Besides being famous for its cucumbers, cherries and onion domes, Suzdal is also famous for its mead—an alcoholic honey beverage. As I learned yesterday (so maybe it was good that I was a slacker about writing this because then I wouldn’t be able to share this fact), when peasant couples of the 19th century that got married would drink mead for an entire month after the wedding. This time period was called “the honey month” –what we now call the honeymoon.

Never one to turn down an opportunity to try all parts of a culture (or booze), I wanted to try Suzdal (Suzdalian?) mead, and boy did we find the right lady for the job. You see, Russians haven’t really mastered the art of free samples yet. There’s no wine tastings (or heaven forbid, vodka tastings) here.
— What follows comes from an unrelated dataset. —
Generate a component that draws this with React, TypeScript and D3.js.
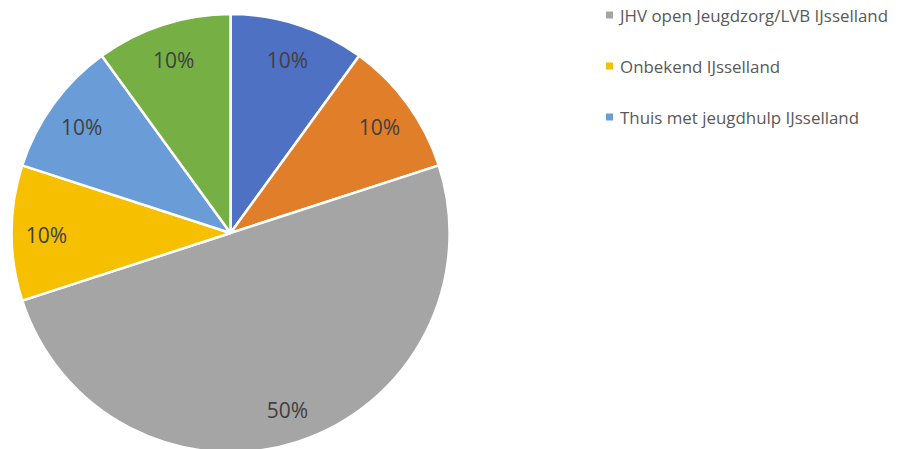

No free samples at the mega mall, but the lady we got our mead from is well ahead of her time. Her little table was set up at the edge of a large, dusty, sundrenched parking lot. There she sat under the shade of a tent with several bottles of mead and itty bitty plastic cups. First she got us to try her perfectly chilled homemade mead. It was delicious-the perfect combination of sweet and crispy. “200 rubles for a liter.” She told us, “Try some others.” Immediately, I thought, “What the heck am I going to do with a full liter of mead? The bottle would take up my host mom’s entire fridge. Plus she doesn’t drink, and I’ve only lived with her for two days and I don’t want her to think I’m a booze hound.” The little sales lady eagerly opened smaller, cheaper, factory made bottles of mead. Each one had a stronger up front alcohol flavor that wasn’t entirely pleasant. Then she offered her perfectly chilled homemade mead again. A sale was made, my friends.

*Driver Vladimir pretty much just stuck to his job title and drove. He also drank a lot of kvas and fell asleep with his shirt off in the back seat of the car while we visited museums.
**There are probably no such things as Death Berries. I probably made them up.